** Begin DATA SUPPLIED **
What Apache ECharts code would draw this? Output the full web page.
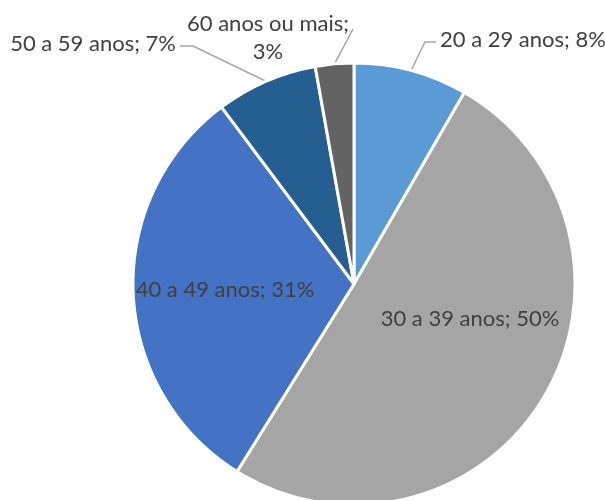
<!DOCTYPE html>
<html>
<head>
<meta charset="utf-8">
<script src="https://cdn.jsdelivr.net/npm/echarts@6/dist/echarts.min.js"></script>
<style>
  html, body { margin: 0; padding: 0; background: #fff; }
  #chart { width: 605px; height: 500px; }
</style>
</head>
<body>
<div id="chart"></div>
<script>
var categories = ['20 a 29 anos', '30 a 39 anos', '40 a 49 anos', '50 a 59 anos', '60 anos ou mais'];
var values = [8.3, 50.4, 30.8, 7.4, 2.8];
var pctLabels = ['8%', '50%', '31%', '7%', '3%'];
var colors = ['#5B9BD5', '#A5A5A5', '#4472C4', '#255E91', '#636363'];

// where each label sits, and the elbow of the leader line (outside labels)
var labelPlace = [
    { x: 440, y: 40, align: 'left', elbow: [[425, 42], [436, 42]] },
    { x: 470, y: 319, align: 'center' },
    { x: 225, y: 290, align: 'center' },
    { x: 176, y: 44, align: 'right', elbow: [[193, 46], [180, 46]] },
    { x: 268, y: 38, align: 'center', elbow: [[353, 29]] }
];

var chart = echarts.init(document.getElementById('chart'));

var data = categories.map(function (name, i) {
    var inside = !labelPlace[i].elbow;
    var text = i === 4 ? '60 anos ou mais;\n' + pctLabels[i] : name + '; ' + pctLabels[i];
    return {
        name: name,
        value: values[i],
        itemStyle: { color: colors[i] },
        label: {
            position: inside ? 'inside' : 'outside',
            formatter: text
        },
        labelLine: { show: !inside }
    };
});

var option = {
    animation: false,
    series: [
        {
            type: 'pie',
            center: [354, 284],
            radius: 221,
            startAngle: 90,
            clockwise: true,
            avoidLabelOverlap: false,
            itemStyle: { borderColor: '#fff', borderWidth: 3 },
            label: {
                color: '#404040',
                fontFamily: 'Lato',
                fontSize: 22,
                lineHeight: 28
            },
            labelLine: {
                lineStyle: { color: '#A6A6A6', width: 1.5 }
            },
            labelLayout: function (params) {
                var p = labelPlace[params.dataIndex];
                var res = { x: p.x, y: p.y, align: p.align, verticalAlign: 'middle' };
                if (p.elbow && params.labelLinePoints) {
                    res.labelLinePoints = [params.labelLinePoints[0]].concat(p.elbow);
                }
                return res;
            },
            data: data
        }
    ]
};

chart.setOption(option);
</script>
</body>
</html>
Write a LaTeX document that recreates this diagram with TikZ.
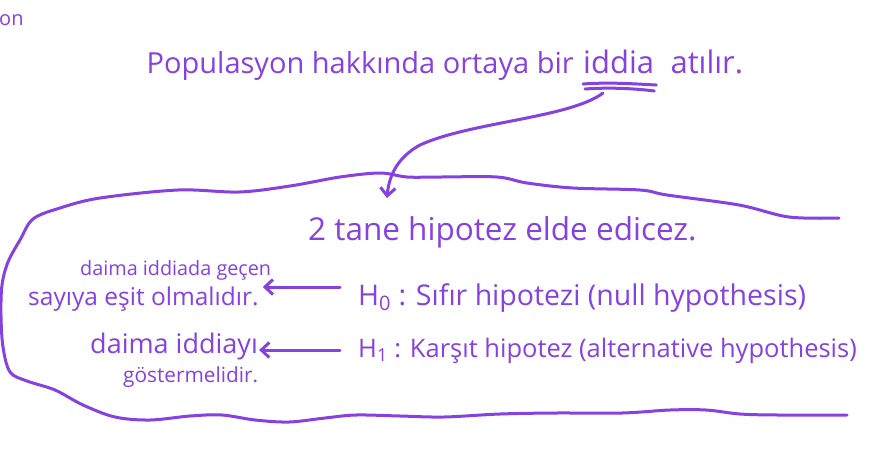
\documentclass[tikz,border=0pt]{standalone}
\usepackage{fontspec}
\setmainfont{Open Sans}
\usetikzlibrary{arrows.meta,positioning}
\definecolor{penInk}{RGB}{134,66,224}
\newcommand\handsize[1]{\fontsize{#1}{#1}\selectfont}

\begin{document}
\begin{tikzpicture}[
  x=1pt,y=-1pt,
  pen/.style={draw=penInk,line width=3pt,line cap=round,line join=round},
  arrow/.style={pen,-{Straight Barb[length=8pt,width=15pt]}},
  hand/.style={text=penInk,inner sep=0pt,anchor=base west}
]
\fill[white] (0,0) rectangle (870,448);
\useasboundingbox (0,0) rectangle (870,448);

\node[hand,font=\handsize{20}] (corner) at (-1,25) {on};

% the claim, with its key word underlined twice
\node[hand,font=\handsize{31}] (claimWord) at (583,73) {iddia};
\node[hand,font=\handsize{29},anchor=base east] (claimHead) at ([xshift=-9pt]claimWord.base west) {Populasyon hakkında ortaya bir};
\node[hand,font=\handsize{31}] (claimEnd) at ([xshift=16pt]claimWord.base east) {atılır.};
\draw[pen] ([yshift=-11pt]claimWord.base west) .. controls +(27,-2) and +(-20,-1) .. ([xshift=2pt,yshift=-12pt]claimWord.base east);
\draw[pen] ([xshift=2pt,yshift=-16pt]claimWord.base west) .. controls +(27,-2) and +(-15,-2) .. ([yshift=-18pt]claimWord.base east);

\node[hand,font=\handsize{31.5}] (two) at (308,240) {2 tane hipotez elde edicez.};

\node[hand,font=\handsize{28.5}] (h0) at (358,305) {H\textsubscript{0} : Sıfır hipotezi (null hypothesis)};
\node[hand,font=\handsize{25.5}] (h1) at (358,357) {H\textsubscript{1} : Karşıt hipotez (alternative hypothesis)};

\node[hand,font=\handsize{19.8}] (n0a) at (80,275) {daima iddiada geçen};
\node[hand,font=\handsize{24.5}] (n0b) at (28,305) {sayıya eşit olmalıdır.};
\node[hand,font=\handsize{27}] (n1a) at (90,353) {daima iddiayı};
\node[hand,font=\handsize{20.8}] (n1b) at (123,382) {göstermelidir.};

% claim leads down into the two hypotheses
\coordinate (claimRoot) at ([xshift=20pt,yshift=-20pt]claimWord.base west);
\coordinate (claimTip) at (387,198);
\draw[arrow] (claimRoot) .. controls (570,118) and (470,122) .. (420,145)
  .. controls (398,157) and (389,175) .. (claimTip);

\draw[arrow,shorten <=18pt,shorten >=4pt] ([yshift=18pt]h0.base west) -- ([yshift=18pt]h0.base west -| n0b.east);
\draw[arrow,shorten <=18pt,shorten >=1pt] ([yshift=7pt]h1.base west) -- ([yshift=7pt]h1.base west -| n1a.east);

% hand drawn enclosure
\draw[pen] plot[smooth,tension=0.55] coordinates {
  (839,218) (789,217) (739,205) (667,195) (640,190) (573,188) (527,183)
  (497,177) (440,177) (407,177) (380,173) (340,177) (290,186) (239,192)
  (178,190) (100,198) (60,208) (33,219) (20,240) (8,262) (2,285) (1,315)
  (3,347) (10,372) (27,381) (55,390) (83,405) (115,417) (150,420) (190,416)
  (222,415) (255,420) (289,422) (325,418) (356,415) (400,416) (444,417)
  (500,414) (556,413) (622,413) (670,410) (706,410) (740,414) (778,415) (847,415)};

\end{tikzpicture}
\end{document}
** End DATA SUPPLIED **
* _SET TASK_
Quote every record above exactly, leaving out the pictures.

* _TASK OUTPUT_
What Apache ECharts code would draw this? Output the full web page.
<!DOCTYPE html>
<html>
<head>
<meta charset="utf-8">
<script src="https://cdn.jsdelivr.net/npm/echarts@6/dist/echarts.min.js"></script>
<style>
  html, body { margin: 0; padding: 0; background: #fff; }
  #chart { width: 605px; height: 500px; }
</style>
</head>
<body>
<div id="chart"></div>
<script>
var categories = ['20 a 29 anos', '30 a 39 anos', '40 a 49 anos', '50 a 59 anos', '60 anos ou mais'];
var values = [8.3, 50.4, 30.8, 7.4, 2.8];
var pctLabels = ['8%', '50%', '31%', '7%', '3%'];
var colors = ['#5B9BD5', '#A5A5A5', '#4472C4', '#255E91', '#636363'];

// where each label sits, and the elbow of the leader line (outside labels)
var labelPlace = [
    { x: 440, y: 40, align: 'left', elbow: [[425, 42], [436, 42]] },
    { x: 470, y: 319, align: 'center' },
    { x: 225, y: 290, align: 'center' },
    { x: 176, y: 44, align: 'right', elbow: [[193, 46], [180, 46]] },
    { x: 268, y: 38, align: 'center', elbow: [[353, 29]] }
];

var chart = echarts.init(document.getElementById('chart'));

var data = categories.map(function (name, i) {
    var inside = !labelPlace[i].elbow;
    var text = i === 4 ? '60 anos ou mais;\n' + pctLabels[i] : name + '; ' + pctLabels[i];
    return {
        name: name,
        value: values[i],
        itemStyle: { color: colors[i] },
        label: {
            position: inside ? 'inside' : 'outside',
            formatter: text
        },
        labelLine: { show: !inside }
    };
});

var option = {
    animation: false,
    series: [
        {
            type: 'pie',
            center: [354, 284],
            radius: 221,
            startAngle: 90,
            clockwise: true,
            avoidLabelOverlap: false,
            itemStyle: { borderColor: '#fff', borderWidth: 3 },
            label: {
                color: '#404040',
                fontFamily: 'Lato',
                fontSize: 22,
                lineHeight: 28
            },
            labelLine: {
                lineStyle: { color: '#A6A6A6', width: 1.5 }
            },
            labelLayout: function (params) {
                var p = labelPlace[params.dataIndex];
                var res = { x: p.x, y: p.y, align: p.align, verticalAlign: 'middle' };
                if (p.elbow && params.labelLinePoints) {
                    res.labelLinePoints = [params.labelLinePoints[0]].concat(p.elbow);
                }
                return res;
            },
            data: data
        }
    ]
};

chart.setOption(option);
</script>
</body>
</html>
Write a LaTeX document that recreates this diagram with TikZ.
\documentclass[tikz,border=0pt]{standalone}
\usepackage{fontspec}
\setmainfont{Open Sans}
\usetikzlibrary{arrows.meta,positioning}
\definecolor{penInk}{RGB}{134,66,224}
\newcommand\handsize[1]{\fontsize{#1}{#1}\selectfont}

\begin{document}
\begin{tikzpicture}[
  x=1pt,y=-1pt,
  pen/.style={draw=penInk,line width=3pt,line cap=round,line join=round},
  arrow/.style={pen,-{Straight Barb[length=8pt,width=15pt]}},
  hand/.style={text=penInk,inner sep=0pt,anchor=base west}
]
\fill[white] (0,0) rectangle (870,448);
\useasboundingbox (0,0) rectangle (870,448);

\node[hand,font=\handsize{20}] (corner) at (-1,25) {on};

% the claim, with its key word underlined twice
\node[hand,font=\handsize{31}] (claimWord) at (583,73) {iddia};
\node[hand,font=\handsize{29},anchor=base east] (claimHead) at ([xshift=-9pt]claimWord.base west) {Populasyon hakkında ortaya bir};
\node[hand,font=\handsize{31}] (claimEnd) at ([xshift=16pt]claimWord.base east) {atılır.};
\draw[pen] ([yshift=-11pt]claimWord.base west) .. controls +(27,-2) and +(-20,-1) .. ([xshift=2pt,yshift=-12pt]claimWord.base east);
\draw[pen] ([xshift=2pt,yshift=-16pt]claimWord.base west) .. controls +(27,-2) and +(-15,-2) .. ([yshift=-18pt]claimWord.base east);

\node[hand,font=\handsize{31.5}] (two) at (308,240) {2 tane hipotez elde edicez.};

\node[hand,font=\handsize{28.5}] (h0) at (358,305) {H\textsubscript{0} : Sıfır hipotezi (null hypothesis)};
\node[hand,font=\handsize{25.5}] (h1) at (358,357) {H\textsubscript{1} : Karşıt hipotez (alternative hypothesis)};

\node[hand,font=\handsize{19.8}] (n0a) at (80,275) {daima iddiada geçen};
\node[hand,font=\handsize{24.5}] (n0b) at (28,305) {sayıya eşit olmalıdır.};
\node[hand,font=\handsize{27}] (n1a) at (90,353) {daima iddiayı};
\node[hand,font=\handsize{20.8}] (n1b) at (123,382) {göstermelidir.};

% claim leads down into the two hypotheses
\coordinate (claimRoot) at ([xshift=20pt,yshift=-20pt]claimWord.base west);
\coordinate (claimTip) at (387,198);
\draw[arrow] (claimRoot) .. controls (570,118) and (470,122) .. (420,145)
  .. controls (398,157) and (389,175) .. (claimTip);

\draw[arrow,shorten <=18pt,shorten >=4pt] ([yshift=18pt]h0.base west) -- ([yshift=18pt]h0.base west -| n0b.east);
\draw[arrow,shorten <=18pt,shorten >=1pt] ([yshift=7pt]h1.base west) -- ([yshift=7pt]h1.base west -| n1a.east);

% hand drawn enclosure
\draw[pen] plot[smooth,tension=0.55] coordinates {
  (839,218) (789,217) (739,205) (667,195) (640,190) (573,188) (527,183)
  (497,177) (440,177) (407,177) (380,173) (340,177) (290,186) (239,192)
  (178,190) (100,198) (60,208) (33,219) (20,240) (8,262) (2,285) (1,315)
  (3,347) (10,372) (27,381) (55,390) (83,405) (115,417) (150,420) (190,416)
  (222,415) (255,420) (289,422) (325,418) (356,415) (400,416) (444,417)
  (500,414) (556,413) (622,413) (670,410) (706,410) (740,414) (778,415) (847,415)};

\end{tikzpicture}
\end{document}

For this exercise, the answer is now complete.